The country’s net terms-of-trade index for goods came in at 75.1 in the January-March period, down 6.4 percent from a year earlier, the Bank of Korea said in a report. The number also equals the terms of trade index tallied in the fourth quarter of 2008.

The index is calculated by dividing the export price index by the import price index. The base year is 2005 with a benchmark index of 100.

The worsened numbers came as per-unit import prices grew at a much faster pace than per-unit export prices due to gains in crude oil and other commodity prices, the BOK said.

Per-unit export prices edged up 0.5 percent on-year to 106.3 in the first three months of this year while per-unit import prices gained 7.3 percent on-year to 141.7, it added.

South Korea’s exports, which account for roughly half of its economic output, grew just 3.0 percent on-year in the first quarter, while imports rose 7.5 percent.
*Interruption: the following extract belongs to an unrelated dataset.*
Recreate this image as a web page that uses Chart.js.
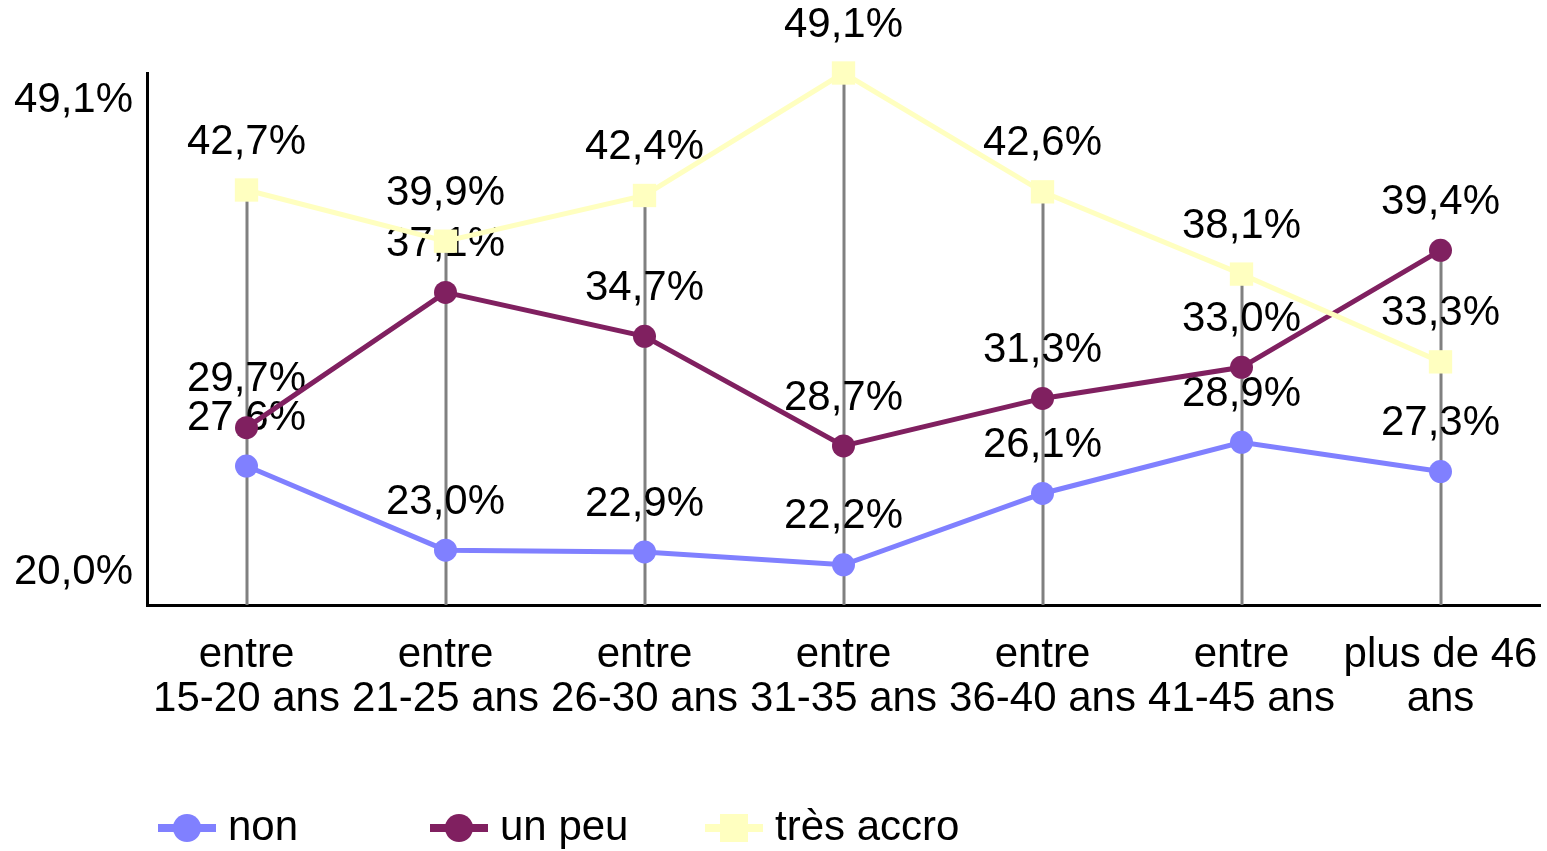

Prices of export goods were led by petrochemicals, autos and communication products, but higher oil costs increased the country’s import bills, effectively causing the country’s terms of trade to deteriorate.

Reflecting this, the country’s income terms-of-trade index, another gauge of trade terms that takes into account export volumes, contracted 0.1 percent in the first quarter from a year earlier.

The index measures how much can be imported with the total export value. The data marks a improvement from minus 4.6 percent growth reported in the fourth quarter, it added.